▶ [WHAT YOU WILL DO]: All records are to be retyped faithfully and completely.

[START OF THE INPUT]

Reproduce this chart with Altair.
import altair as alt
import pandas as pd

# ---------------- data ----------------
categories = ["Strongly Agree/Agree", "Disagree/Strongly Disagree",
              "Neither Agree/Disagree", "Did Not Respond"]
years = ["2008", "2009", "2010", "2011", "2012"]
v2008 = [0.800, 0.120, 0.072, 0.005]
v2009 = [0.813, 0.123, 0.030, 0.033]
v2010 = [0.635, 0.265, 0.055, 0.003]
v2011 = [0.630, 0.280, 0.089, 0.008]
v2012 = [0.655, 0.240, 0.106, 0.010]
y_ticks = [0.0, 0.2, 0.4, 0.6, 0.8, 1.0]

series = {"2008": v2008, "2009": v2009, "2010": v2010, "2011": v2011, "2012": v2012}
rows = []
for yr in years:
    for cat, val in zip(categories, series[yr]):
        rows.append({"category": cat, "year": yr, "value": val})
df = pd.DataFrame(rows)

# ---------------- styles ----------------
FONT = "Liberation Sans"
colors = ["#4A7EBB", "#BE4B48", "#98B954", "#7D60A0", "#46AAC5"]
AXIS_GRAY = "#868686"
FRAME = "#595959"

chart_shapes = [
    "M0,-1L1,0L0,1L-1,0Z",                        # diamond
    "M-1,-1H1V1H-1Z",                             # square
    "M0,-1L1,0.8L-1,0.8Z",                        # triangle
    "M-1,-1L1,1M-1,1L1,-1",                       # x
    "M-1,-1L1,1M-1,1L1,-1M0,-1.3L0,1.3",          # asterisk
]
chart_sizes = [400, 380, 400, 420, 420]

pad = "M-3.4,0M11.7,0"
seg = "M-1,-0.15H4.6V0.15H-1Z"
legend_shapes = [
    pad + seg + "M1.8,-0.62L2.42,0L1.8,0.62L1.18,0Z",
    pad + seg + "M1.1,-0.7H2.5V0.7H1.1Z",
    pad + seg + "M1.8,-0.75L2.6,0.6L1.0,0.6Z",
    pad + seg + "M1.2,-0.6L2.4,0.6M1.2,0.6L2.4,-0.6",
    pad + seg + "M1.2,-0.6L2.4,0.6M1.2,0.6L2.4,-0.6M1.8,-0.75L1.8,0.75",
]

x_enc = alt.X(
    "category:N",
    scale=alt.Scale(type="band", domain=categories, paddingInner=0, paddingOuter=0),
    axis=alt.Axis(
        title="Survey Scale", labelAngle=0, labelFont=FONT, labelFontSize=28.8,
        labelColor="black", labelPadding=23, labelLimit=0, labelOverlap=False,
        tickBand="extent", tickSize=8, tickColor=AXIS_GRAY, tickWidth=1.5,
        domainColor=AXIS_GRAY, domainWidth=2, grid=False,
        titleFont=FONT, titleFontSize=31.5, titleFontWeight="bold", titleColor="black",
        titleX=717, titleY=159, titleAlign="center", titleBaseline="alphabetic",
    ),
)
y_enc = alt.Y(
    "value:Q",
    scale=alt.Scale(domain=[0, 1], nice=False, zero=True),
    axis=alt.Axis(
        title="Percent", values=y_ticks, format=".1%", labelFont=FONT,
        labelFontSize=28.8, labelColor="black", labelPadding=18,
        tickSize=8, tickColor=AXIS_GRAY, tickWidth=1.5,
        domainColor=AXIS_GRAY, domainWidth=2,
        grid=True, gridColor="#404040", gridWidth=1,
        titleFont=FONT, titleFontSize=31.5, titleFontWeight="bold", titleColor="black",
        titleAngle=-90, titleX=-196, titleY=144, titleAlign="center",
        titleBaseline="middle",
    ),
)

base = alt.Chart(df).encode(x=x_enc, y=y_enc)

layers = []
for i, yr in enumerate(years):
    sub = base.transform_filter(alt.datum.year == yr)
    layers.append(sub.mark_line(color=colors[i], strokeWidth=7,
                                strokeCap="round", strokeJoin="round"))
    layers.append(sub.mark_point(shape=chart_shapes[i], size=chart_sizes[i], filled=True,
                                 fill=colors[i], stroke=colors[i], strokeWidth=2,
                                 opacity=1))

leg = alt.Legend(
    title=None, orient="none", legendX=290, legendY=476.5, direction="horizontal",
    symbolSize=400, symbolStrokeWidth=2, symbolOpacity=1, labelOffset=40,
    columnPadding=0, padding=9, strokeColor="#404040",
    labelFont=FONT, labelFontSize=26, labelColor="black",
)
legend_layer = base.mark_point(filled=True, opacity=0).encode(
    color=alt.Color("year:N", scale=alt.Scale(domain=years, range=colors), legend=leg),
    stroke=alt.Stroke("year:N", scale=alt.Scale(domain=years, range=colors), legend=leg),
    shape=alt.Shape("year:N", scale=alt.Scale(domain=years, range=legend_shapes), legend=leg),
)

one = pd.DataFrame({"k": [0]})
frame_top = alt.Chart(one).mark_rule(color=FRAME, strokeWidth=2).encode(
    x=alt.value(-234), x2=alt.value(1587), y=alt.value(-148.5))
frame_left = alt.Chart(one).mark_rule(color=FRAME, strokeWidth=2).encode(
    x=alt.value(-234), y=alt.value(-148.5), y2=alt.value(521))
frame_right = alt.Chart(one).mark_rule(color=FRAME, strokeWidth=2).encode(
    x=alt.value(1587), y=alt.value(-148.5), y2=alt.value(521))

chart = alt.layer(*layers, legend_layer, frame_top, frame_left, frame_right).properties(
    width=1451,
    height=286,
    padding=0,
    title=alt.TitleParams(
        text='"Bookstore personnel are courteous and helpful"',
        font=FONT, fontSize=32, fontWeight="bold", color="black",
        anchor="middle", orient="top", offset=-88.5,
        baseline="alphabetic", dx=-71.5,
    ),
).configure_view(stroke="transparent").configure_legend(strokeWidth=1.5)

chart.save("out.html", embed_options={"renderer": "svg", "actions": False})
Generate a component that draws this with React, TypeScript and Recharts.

[END OF THE INPUT]

▶ [ANSWER TO THE TASK]:
Reproduce this chart with Altair.
import altair as alt
import pandas as pd

# ---------------- data ----------------
categories = ["Strongly Agree/Agree", "Disagree/Strongly Disagree",
              "Neither Agree/Disagree", "Did Not Respond"]
years = ["2008", "2009", "2010", "2011", "2012"]
v2008 = [0.800, 0.120, 0.072, 0.005]
v2009 = [0.813, 0.123, 0.030, 0.033]
v2010 = [0.635, 0.265, 0.055, 0.003]
v2011 = [0.630, 0.280, 0.089, 0.008]
v2012 = [0.655, 0.240, 0.106, 0.010]
y_ticks = [0.0, 0.2, 0.4, 0.6, 0.8, 1.0]

series = {"2008": v2008, "2009": v2009, "2010": v2010, "2011": v2011, "2012": v2012}
rows = []
for yr in years:
    for cat, val in zip(categories, series[yr]):
        rows.append({"category": cat, "year": yr, "value": val})
df = pd.DataFrame(rows)

# ---------------- styles ----------------
FONT = "Liberation Sans"
colors = ["#4A7EBB", "#BE4B48", "#98B954", "#7D60A0", "#46AAC5"]
AXIS_GRAY = "#868686"
FRAME = "#595959"

chart_shapes = [
    "M0,-1L1,0L0,1L-1,0Z",                        # diamond
    "M-1,-1H1V1H-1Z",                             # square
    "M0,-1L1,0.8L-1,0.8Z",                        # triangle
    "M-1,-1L1,1M-1,1L1,-1",                       # x
    "M-1,-1L1,1M-1,1L1,-1M0,-1.3L0,1.3",          # asterisk
]
chart_sizes = [400, 380, 400, 420, 420]

pad = "M-3.4,0M11.7,0"
seg = "M-1,-0.15H4.6V0.15H-1Z"
legend_shapes = [
    pad + seg + "M1.8,-0.62L2.42,0L1.8,0.62L1.18,0Z",
    pad + seg + "M1.1,-0.7H2.5V0.7H1.1Z",
    pad + seg + "M1.8,-0.75L2.6,0.6L1.0,0.6Z",
    pad + seg + "M1.2,-0.6L2.4,0.6M1.2,0.6L2.4,-0.6",
    pad + seg + "M1.2,-0.6L2.4,0.6M1.2,0.6L2.4,-0.6M1.8,-0.75L1.8,0.75",
]

x_enc = alt.X(
    "category:N",
    scale=alt.Scale(type="band", domain=categories, paddingInner=0, paddingOuter=0),
    axis=alt.Axis(
        title="Survey Scale", labelAngle=0, labelFont=FONT, labelFontSize=28.8,
        labelColor="black", labelPadding=23, labelLimit=0, labelOverlap=False,
        tickBand="extent", tickSize=8, tickColor=AXIS_GRAY, tickWidth=1.5,
        domainColor=AXIS_GRAY, domainWidth=2, grid=False,
        titleFont=FONT, titleFontSize=31.5, titleFontWeight="bold", titleColor="black",
        titleX=717, titleY=159, titleAlign="center", titleBaseline="alphabetic",
    ),
)
y_enc = alt.Y(
    "value:Q",
    scale=alt.Scale(domain=[0, 1], nice=False, zero=True),
    axis=alt.Axis(
        title="Percent", values=y_ticks, format=".1%", labelFont=FONT,
        labelFontSize=28.8, labelColor="black", labelPadding=18,
        tickSize=8, tickColor=AXIS_GRAY, tickWidth=1.5,
        domainColor=AXIS_GRAY, domainWidth=2,
        grid=True, gridColor="#404040", gridWidth=1,
        titleFont=FONT, titleFontSize=31.5, titleFontWeight="bold", titleColor="black",
        titleAngle=-90, titleX=-196, titleY=144, titleAlign="center",
        titleBaseline="middle",
    ),
)

base = alt.Chart(df).encode(x=x_enc, y=y_enc)

layers = []
for i, yr in enumerate(years):
    sub = base.transform_filter(alt.datum.year == yr)
    layers.append(sub.mark_line(color=colors[i], strokeWidth=7,
                                strokeCap="round", strokeJoin="round"))
    layers.append(sub.mark_point(shape=chart_shapes[i], size=chart_sizes[i], filled=True,
                                 fill=colors[i], stroke=colors[i], strokeWidth=2,
                                 opacity=1))

leg = alt.Legend(
    title=None, orient="none", legendX=290, legendY=476.5, direction="horizontal",
    symbolSize=400, symbolStrokeWidth=2, symbolOpacity=1, labelOffset=40,
    columnPadding=0, padding=9, strokeColor="#404040",
    labelFont=FONT, labelFontSize=26, labelColor="black",
)
legend_layer = base.mark_point(filled=True, opacity=0).encode(
    color=alt.Color("year:N", scale=alt.Scale(domain=years, range=colors), legend=leg),
    stroke=alt.Stroke("year:N", scale=alt.Scale(domain=years, range=colors), legend=leg),
    shape=alt.Shape("year:N", scale=alt.Scale(domain=years, range=legend_shapes), legend=leg),
)

one = pd.DataFrame({"k": [0]})
frame_top = alt.Chart(one).mark_rule(color=FRAME, strokeWidth=2).encode(
    x=alt.value(-234), x2=alt.value(1587), y=alt.value(-148.5))
frame_left = alt.Chart(one).mark_rule(color=FRAME, strokeWidth=2).encode(
    x=alt.value(-234), y=alt.value(-148.5), y2=alt.value(521))
frame_right = alt.Chart(one).mark_rule(color=FRAME, strokeWidth=2).encode(
    x=alt.value(1587), y=alt.value(-148.5), y2=alt.value(521))

chart = alt.layer(*layers, legend_layer, frame_top, frame_left, frame_right).properties(
    width=1451,
    height=286,
    padding=0,
    title=alt.TitleParams(
        text='"Bookstore personnel are courteous and helpful"',
        font=FONT, fontSize=32, fontWeight="bold", color="black",
        anchor="middle", orient="top", offset=-88.5,
        baseline="alphabetic", dx=-71.5,
    ),
).configure_view(stroke="transparent").configure_legend(strokeWidth=1.5)

chart.save("out.html", embed_options={"renderer": "svg", "actions": False})
Generate a component that draws this with React, TypeScript and Recharts.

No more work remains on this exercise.